Не менее интересное явление представляет собой столь же лавинообразный рост традиционалистских умонастроений — и это, к сожалению, тоже факт, сомнения уже не вызывающий практически ни у кого. Оценки данной тенденции могут меняться как в зависимости от собственной позиции автора высказывания, так и в зависимости от того, насколько расширительно понимается в каждом конкретном случае сам этот термин и какое ви́дение «традиции» он отражает. Спектр весьма богатый, даже если принимать в расчет только позиции авторов, у которых сделанная чуть выше оговорка «к сожалению» не вызовет моментального позыва к духовным скрепам, — начиная от «традиции» как комплекса «архаических» черт социальной организации и социально-психологических установок (видимого из добротной, образца XIX века прогрессистской перспективы и далее неразличимого)[506]

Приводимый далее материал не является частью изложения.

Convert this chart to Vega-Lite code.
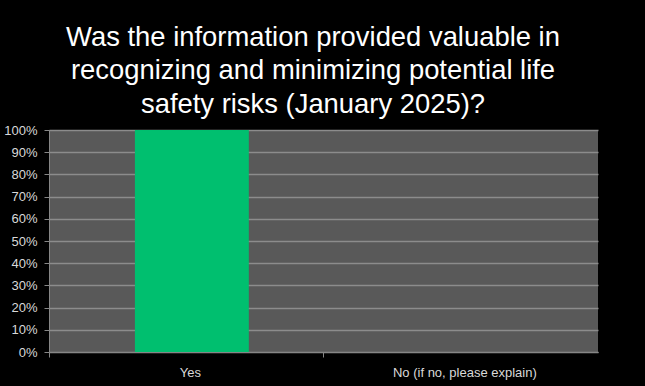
{
  "$schema": "https://vega.github.io/schema/vega-lite/v6.json",
  "autosize": "none",
  "width": 549,
  "height": 222,
  "padding": {"left": 49, "top": 130, "right": 47, "bottom": 34},
  "background": "#000000",
  "title": {
    "text": ["Was the information provided valuable in", "recognizing and minimizing potential life", "safety risks (January 2025)?"],
    "color": "#ffffff",
    "font": "Liberation Sans",
    "fontSize": 27.4,
    "fontWeight": "normal",
    "lineHeight": 33.5,
    "anchor": "middle",
    "dx": -10.5,
    "offset": 6
  },
  "data": {
    "values": [
      {"answer": "Yes", "share": 1.0},
      {"answer": "No (if no, please explain)", "share": 0.0}
    ]
  },
  "mark": {"type": "bar", "color": "#00bf6f"},
  "encoding": {
    "x": {
      "field": "answer",
      "type": "nominal",
      "sort": null,
      "scale": {"paddingInner": 0.585, "paddingOuter": 0.2925, "align": 0.535},
      "axis": {
        "title": null,
        "labelAngle": 0,
        "labelColor": "#d9d9d9",
        "labelFont": "Liberation Sans",
        "labelFontSize": 13,
        "labelPadding": 9,
        "labelOffset": 84,
        "tickColor": "#868686",
        "tickSize": 5,
        "bandPosition": 0,
        "tickOffset": -86,
        "domainColor": "#868686",
        "grid": false
      }
    },
    "y": {
      "field": "share",
      "type": "quantitative",
      "scale": {"domain": [0, 1], "nice": false},
      "axis": {
        "title": null,
        "format": ".0%",
        "values": [0, 0.1, 0.2, 0.3, 0.4, 0.5, 0.6, 0.7, 0.8, 0.9, 1],
        "labelColor": "#d9d9d9",
        "labelFont": "Liberation Sans",
        "labelFontSize": 13,
        "labelPadding": 7,
        "tickColor": "#868686",
        "tickSize": 5,
        "domainColor": "#868686",
        "gridColor": "#8c8c8c",
        "gridWidth": 1.5
      }
    }
  },
  "config": {
    "view": {"fill": "#595959", "stroke": null}
  }
}
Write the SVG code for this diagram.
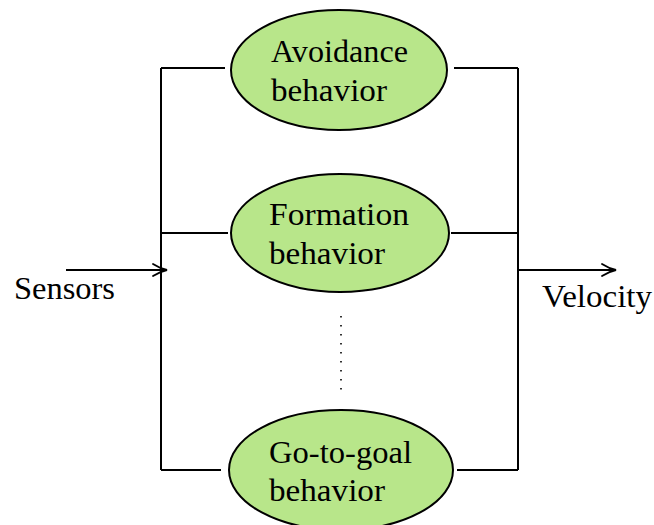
<svg xmlns="http://www.w3.org/2000/svg" width="654" height="525" viewBox="0 0 654 525">
<defs>
<style>
.n{fill:#b8e68a;stroke:#000;stroke-width:2}
.t{font-family:"Liberation Serif","Times New Roman",serif;font-size:31px;fill:#000}
.c{fill:none;stroke:#000;stroke-width:2}
.h{fill:none;stroke:#000;stroke-width:1.8;stroke-linecap:round}
</style>
</defs>
<rect width="654" height="525" fill="#fff"/>
<g id="connectors">
<path class="c" d="M161,68 V470 M518,68 V470"/>
<path class="c" d="M161,68 H225 M454,68 H518"/>
<path class="c" d="M161,233 H228 M451,233 H518"/>
<path class="c" d="M161,470 H221 M457,470 H518"/>
<path class="c" d="M66,270 H166"/>
<path class="h" d="M153,264 Q160,268.5 167,270 Q160,271.5 153,276"/>
<path class="c" d="M518,270 H615"/>
<path class="h" d="M602,264 Q609,268.5 616,270 Q609,271.5 602,276"/>
<path d="M341,316 V390" fill="none" stroke="#000" stroke-width="1.6" stroke-dasharray="1.6,7.4"/>
</g>
<g id="avoidance">
<ellipse class="n" cx="339" cy="70" rx="108" ry="60"/>
<text class="t" x="271" y="62" textLength="137" lengthAdjust="spacingAndGlyphs">Avoidance</text>
<text class="t" x="271" y="101" textLength="116" lengthAdjust="spacingAndGlyphs">behavior</text>
</g>
<g id="formation">
<ellipse class="n" cx="340" cy="233" rx="109" ry="59"/>
<text class="t" x="269" y="225" textLength="140" lengthAdjust="spacingAndGlyphs">Formation</text>
<text class="t" x="269" y="264" textLength="116" lengthAdjust="spacingAndGlyphs">behavior</text>
</g>
<g id="gotogoal">
<ellipse class="n" cx="341" cy="470" rx="112" ry="60"/>
<text class="t" x="269" y="463" textLength="143" lengthAdjust="spacingAndGlyphs">Go-to-goal</text>
<text class="t" x="269" y="501" textLength="116" lengthAdjust="spacingAndGlyphs">behavior</text>
</g>
<g id="sensors">
<text class="t" x="14" y="299" textLength="101" lengthAdjust="spacingAndGlyphs">Sensors</text>
</g>
<g id="velocity">
<text class="t" x="542" y="307" textLength="110" lengthAdjust="spacingAndGlyphs">Velocity</text>
</g>
</svg>
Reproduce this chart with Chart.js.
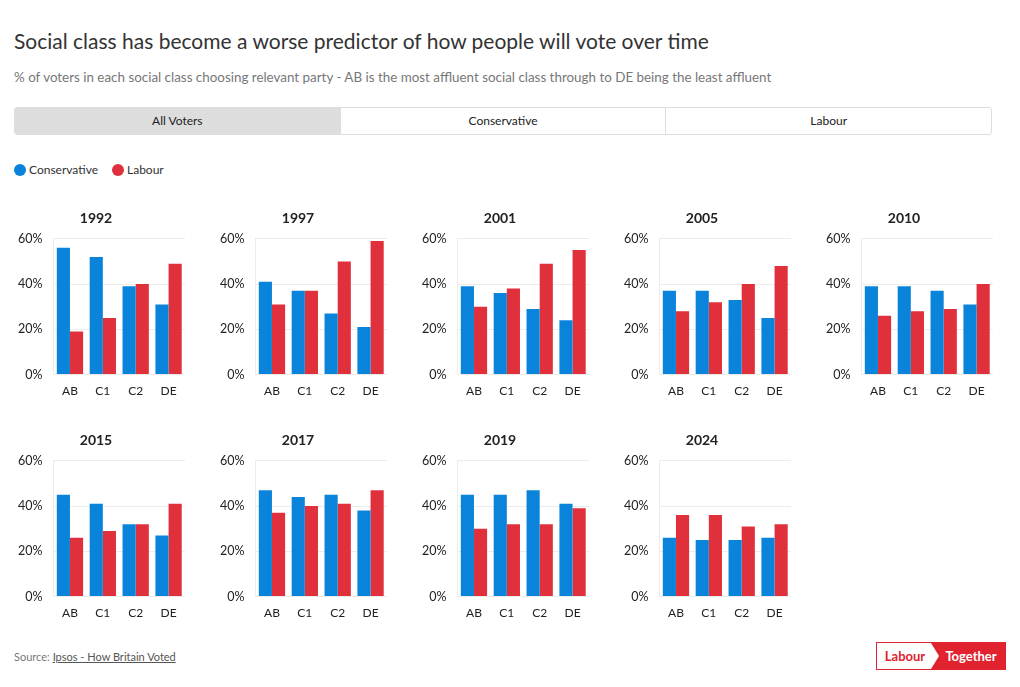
<!DOCTYPE html>
<html lang="en">
<head>
  <meta charset="UTF-8">
  <title>Social class and voting</title>
  <script src="https://cdn.jsdelivr.net/npm/chart.js"></script>
  <style>
    body { margin: 0; background: #fff; font-family: Lato, "Open Sans", sans-serif; color: #333; }
    .wrap { position: relative; width: 1020px; height: 687px; }
    h1 { position: absolute; left: 14px; top: 28px; margin: 0; font-size: 21px; font-weight: 400; color: #333; }
    .sub { position: absolute; left: 14px; top: 69px; font-size: 13.4px; color: #777; }
    .tabs { position: absolute; left: 14px; top: 107px; width: 976px; height: 26px; border: 1px solid #ddd; border-radius: 3px; display: flex; overflow: hidden; }
    .tabs div { flex: 1; text-align: center; line-height: 26px; font-size: 12px; color: #222; border-left: 1px solid #ddd; }
    .tabs div:first-child { border-left: none; background: #ddd; }
    .legend { position: absolute; left: 14px; top: 162px; font-size: 12px; color: #333; display: flex; gap: 14px; }
    .legend span { display: inline-flex; align-items: center; }
    .legend i { width: 12px; height: 12px; border-radius: 50%; display: inline-block; margin-right: 3px; }
    .panel { position: absolute; width: 178px; height: 196px; }
    .src { position: absolute; left: 14px; top: 650px; font-size: 11px; color: #777; }
    .src u { color: #555; }
    .logo { position: absolute; left: 876px; top: 642px; width: 128px; height: 26px; border: 1px solid #e0232f; display: flex; font-size: 13px; font-weight: 700; }
    .logo .a { width: 56px; color: #e0232f; line-height: 26px; text-align: center; background: #fff; }
    .logo .b { flex: 1; color: #fff; background: #e0232f; line-height: 26px; text-align: center; padding-left: 6px; clip-path: polygon(0 0, 100% 0, 100% 100%, 0 100%, 8px 50%); margin-left: -2px; }
  </style>
</head>
<body>
<div class="wrap">
  <h1>Social class has become a worse predictor of how people will vote over time</h1>
  <div class="sub">% of voters in each social class choosing relevant party - AB is the most affluent social class through to DE being the least affluent</div>
  <div class="tabs"><div>All Voters</div><div>Conservative</div><div>Labour</div></div>
  <div class="legend">
    <span><i style="background:#0a84db"></i>Conservative</span>
    <span><i style="background:#e0303b"></i>Labour</span>
  </div>
  <div id="panels"></div>
  <div class="src">Source: <u>Ipsos - How Britain Voted</u></div>
  <div class="logo"><div class="a">Labour</div><div class="b">Together</div></div>
</div>

<script>
  // social classes and election years
  const classes = ['AB', 'C1', 'C2', 'DE'];
  const years = ['1992', '1997', '2001', '2005', '2010', '2015', '2017', '2019', '2024'];

  // % share by class, one row per year
  const conservative = [
    [56, 52, 39, 31],
    [41, 37, 27, 21],
    [39, 36, 29, 24],
    [37, 37, 33, 25],
    [39, 39, 37, 31],
    [45, 41, 32, 27],
    [47, 44, 45, 38],
    [45, 45, 47, 41],
    [26, 25, 25, 26]
  ];
  const labour = [
    [19, 25, 40, 49],
    [31, 37, 50, 59],
    [30, 38, 49, 55],
    [28, 32, 40, 48],
    [26, 28, 29, 40],
    [26, 29, 32, 41],
    [37, 40, 41, 47],
    [30, 32, 32, 39],
    [36, 36, 31, 32]
  ];
  const yTicks = [0, 20, 40, 60];

  const BLUE = '#0a84db';
  const RED = '#e0303b';

  const host = document.getElementById('panels');

  years.forEach((yr, i) => {
    const col = i % 5, row = Math.floor(i / 5);
    const div = document.createElement('div');
    div.className = 'panel';
    div.style.left = (7 + col * 202) + 'px';
    div.style.top = (203 + row * 222) + 'px';
    const cv = document.createElement('canvas');
    div.appendChild(cv);
    host.appendChild(div);

    new Chart(cv, {
      type: 'bar',
      data: {
        labels: classes,
        datasets: [
          { label: 'Conservative', data: conservative[i], backgroundColor: BLUE },
          { label: 'Labour', data: labour[i], backgroundColor: RED }
        ]
      },
      options: {
        responsive: true,
        maintainAspectRatio: false,
        animation: false,
        datasets: { bar: { categoryPercentage: 0.8, barPercentage: 1.0 } },
        layout: { padding: 0 },
        plugins: {
          legend: { display: false },
          tooltip: { enabled: false },
          title: {
            display: true, text: yr, color: '#222',
            font: { family: 'Lato', size: 14, weight: 'bold' },
            padding: { top: 7, bottom: 12 }
          }
        },
        scales: {
          x: {
            grid: { display: false },
            border: { display: false },
            ticks: { color: '#222', font: { family: 'Lato', size: 12 }, padding: 1 }
          },
          y: {
            min: 0, max: 60,
            afterBuildTicks: ax => { ax.ticks = yTicks.map(v => ({ value: v })); },
            grid: { color: '#ececec', drawTicks: false },
            border: { display: true, color: '#ececec' },
            ticks: {
              color: '#222', font: { family: 'Lato', size: 12.5 }, padding: 11,
              callback: v => v + '%'
            }
          }
        }
      }
    });
  });
</script>
</body>
</html>
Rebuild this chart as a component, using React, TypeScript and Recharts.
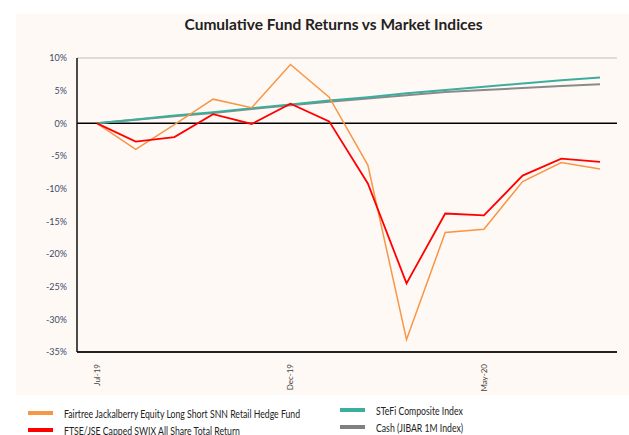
import { LineChart, Line, XAxis, YAxis, CartesianGrid, ReferenceLine } from "recharts";

const months = ["Jul-19", "Aug-19", "Sep-19", "Oct-19", "Nov-19", "Dec-19", "Jan-20", "Feb-20", "Mar-20", "Apr-20", "May-20", "Jun-20", "Jul-20", "Aug-20"];
const fairtree = [0, -4.0, -0.2, 3.7, 2.4, 9.0, 4.0, -6.4, -33.1, -16.7, -16.2, -8.9, -6.0, -7.0];
const swix = [0, -2.8, -2.1, 1.4, -0.1, 3.0, 0.3, -9.2, -24.5, -13.8, -14.1, -8.0, -5.4, -5.9];
const stefi = [0, 0.6, 1.2, 1.7, 2.3, 2.9, 3.5, 4.0, 4.6, 5.1, 5.6, 6.1, 6.6, 7.0];
const cash = [0, 0.55, 1.1, 1.6, 2.2, 2.75, 3.3, 3.8, 4.3, 4.8, 5.1, 5.4, 5.7, 6.0];
const yTicks = [10, 5, 0, -5, -10, -15, -20, -25, -30, -35];

const data = months.map((m, i) => ({ m, fairtree: fairtree[i], swix: swix[i], stefi: stefi[i], cash: cash[i] }));

const FONT = "Lato, 'Open Sans', sans-serif";

const legendItems = [
  { label: "Fairtree Jackalberry Equity Long Short SNN Retail Hedge Fund", color: "#F79646", x: 28, y: 413 },
  { label: "FTSE/JSE Capped SWIX All Share Total Return", color: "#FF0000", x: 28, y: 430 },
  { label: "STeFi Composite Index", color: "#3BAE9E", x: 340, y: 410 },
  { label: "Cash (JIBAR 1M Index)", color: "#808080", x: 340, y: 427 },
];

function MonthTick(props: any) {
  const { x, y, payload } = props;
  return (
    <g transform={`translate(${x},${y})`}>
      <text transform="rotate(-90)" x={-4} dy={3} textAnchor="end" fontSize={8} fill="#444" fontFamily={FONT}>
        {payload.value}
      </text>
    </g>
  );
}

export default function App() {
  return (
    <div style={{ position: "absolute", left: 0, top: 0, width: 629, height: 435, background: "#fff", overflow: "hidden", fontFamily: FONT }}>
      <div style={{ position: "absolute", left: 16, top: 14, width: 613, height: 381, background: "#FFF9F5" }} />
      <div style={{ position: "absolute", left: 0, top: 15, width: 667, textAlign: "center", fontWeight: 700, fontSize: 15.5, color: "#222" }}>
        Cumulative Fund Returns vs Market Indices
      </div>
      <div style={{ position: "absolute", left: 0, top: 0 }}>
        <LineChart width={629} height={400} data={data} margin={{ top: 58, right: 12, left: 17, bottom: 8 }}>
          <CartesianGrid vertical={false} stroke="#BDBDBD" strokeWidth={1} />
          <XAxis
            dataKey="m"
            interval={4}
            height={40}
            tick={<MonthTick />}
            tickLine={false}
            axisLine={{ stroke: "#222", strokeWidth: 2 }}
            padding={{ left: 20, right: 17 }}
          />
          <YAxis
            yAxisId="l"
            domain={[-35, 10]}
            ticks={yTicks}
            width={60}
            tickLine={false}
            axisLine={{ stroke: "#111", strokeWidth: 1.5 }}
            tick={{ fontSize: 9, fill: "#3a4a6a", fontFamily: FONT }}
            tickFormatter={(v) => `${v}%`}
            tickMargin={4}
          />
          <YAxis yAxisId="r" orientation="right" domain={[-35, 10]} width={0} tick={false} tickLine={false} axisLine={{ stroke: "#444", strokeWidth: 1.5 }} />
          <ReferenceLine yAxisId="l" y={0} stroke="#000" strokeWidth={1.5} />
          <Line yAxisId="l" dataKey="cash" stroke="#8A8A8A" strokeWidth={2} dot={false} isAnimationActive={false} />
          <Line yAxisId="l" dataKey="stefi" stroke="#3BAE9E" strokeWidth={2} dot={false} isAnimationActive={false} />
          <Line yAxisId="l" dataKey="fairtree" stroke="#F79646" strokeWidth={1.5} dot={false} isAnimationActive={false} />
          <Line yAxisId="l" dataKey="swix" stroke="#FF0000" strokeWidth={1.8} dot={false} isAnimationActive={false} />
        </LineChart>
      </div>
      {legendItems.map((it) => (
        <div key={it.label} style={{ position: "absolute", left: it.x, top: it.y - 7, height: 14, display: "flex", alignItems: "center", whiteSpace: "nowrap" }}>
          <span style={{ width: 25, height: 4, background: it.color, marginRight: 11 }} />
          <span style={{ fontSize: 11, color: "#222", display: "inline-block", transform: "scaleX(0.79)", transformOrigin: "left center" }}>{it.label}</span>
        </div>
      ))}
    </div>
  );
}
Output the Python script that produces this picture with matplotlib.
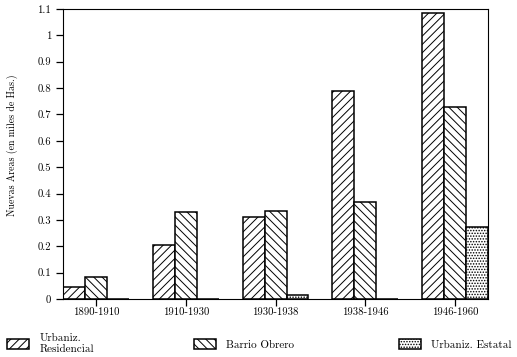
import numpy as np
import matplotlib
matplotlib.use("Agg")
import matplotlib.pyplot as plt
from matplotlib.ticker import FuncFormatter

plt.rcParams['font.family'] = ['cmr10', 'DejaVu Serif']
plt.rcParams['hatch.linewidth'] = 0.7

periodos = ['1890-1910', '1910-1930', '1930-1938', '1938-1946', '1946-1960']
residencial = [0.046, 0.205, 0.31, 0.79, 1.085]
obrero = [0.082, 0.33, 0.335, 0.366, 0.73]
estatal = [0.0, 0.0, 0.014, 0.0, 0.273]

x = np.arange(len(periodos))
w = 0.245

fig = plt.figure(figsize=(5.17, 3.57), dpi=100)
ax = fig.add_axes([0.1219, 0.1625, 0.822, 0.8123])

b1 = ax.bar(x - w, residencial, w, color='white', edgecolor='black', hatch='////',
            linewidth=1.1, label='Urbaniz.\nResidencial')
b2 = ax.bar(x, obrero, w, color='white', edgecolor='black', hatch='\\\\\\\\',
            linewidth=1.1, label='Barrio Obrero')
b3 = ax.bar(x + w, estatal, w, color='white', edgecolor='black', hatch='......',
            linewidth=1.1, label='Urbaniz. Estatal')

ax.set_xlim(-1.5 * w, 4 + 1.5 * w)
ax.set_ylim(0, 1.1)
ax.set_yticks(np.arange(0, 1.11, 0.1))
ax.yaxis.set_major_formatter(FuncFormatter(lambda v, p: '%g' % round(v, 1)))
ax.set_xticks(x)
ax.set_xticklabels(periodos)
ax.tick_params(direction='out', length=5, width=0.9, labelsize=7.7)
ax.tick_params(axis='x', pad=1)
ax.set_ylabel('Nuevas Areas (en miles de Has.)', fontsize=7.1)
ax.yaxis.set_label_coords(-0.107, 0.53)

# three legend entries spread across the bottom
for h, xpos in [(b1, 0.0135), (b2, 0.375), (b3, 0.772)]:
    fig.legend(handles=[h], loc='center left', bbox_to_anchor=(xpos, 0.036),
               frameon=False, fontsize=8, handlelength=2.0, handleheight=1.0,
               handletextpad=0.9, borderpad=0, borderaxespad=0)

fig.savefig('out.png', dpi=100)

и вплоть до «традиции» в смысле более чем узком, связанном едва ли не исключительно с тем культурным следом, что оставил после себя в модерности Рене Генон[507]. Сразу оговорюсь, что позиции, тяготеющие к первому варианту, будут меня интересовать разве что в самом периферийном порядке, поскольку оперируют, как правило, категориями настолько общими и исходят из настолько архаичного представления о социальной динамике, что предмет разговора начинает тяготеть к танцам вокруг принципиальной применимости взглядов Николая Данилевского к анализу устойчивых социальных аттитюдов у современных российских элит. Впрочем, и представление, что в путинской России резко набирает вес некая таинственная группа усердных читателей и почитателей Генона, также представляется мне достаточно маргинальным. Речь вообще вряд ли стоит вести о какой-то более или менее оформленной группе, обладающей некой системной идеологией, — подобный феномен в нынешнем нашем отечестве вывелся едва ли не под корень, в чем желающие могут углядеть почвенный ответ всемирному постмодернизму. И речь даже не о том, что некоторое количество традиционалистски ориентированных советских кухонных диссидентов вроде тех же Александра Дугина и Гейдара Джемаля как раз сейчас достигло пика как интеллектуального, так и (опосредованно) политического влияния. Под словосочетанием «традиционалистские умонастроения» скорее следует понимать достаточно рыхлый комплекс представлений о наличии некоего изначального знания (любого — ведическая мудрость, египетские жрецы, атланты, арии, инопланетяне и т. д.), в сравнении с которым нынешнее состояние человечества можно считать периодом упадка; при этом доступ к знанию возможен через те или иные инициационные каналы, как правило, основанные на личной связи между инициируемым и инициирующим, которая в идеале носит характер непосредственного взаимодействия, но в принципе может осуществляться и через тонкие духовные эманации, проницающие время, пространство и знаки священного текста[508].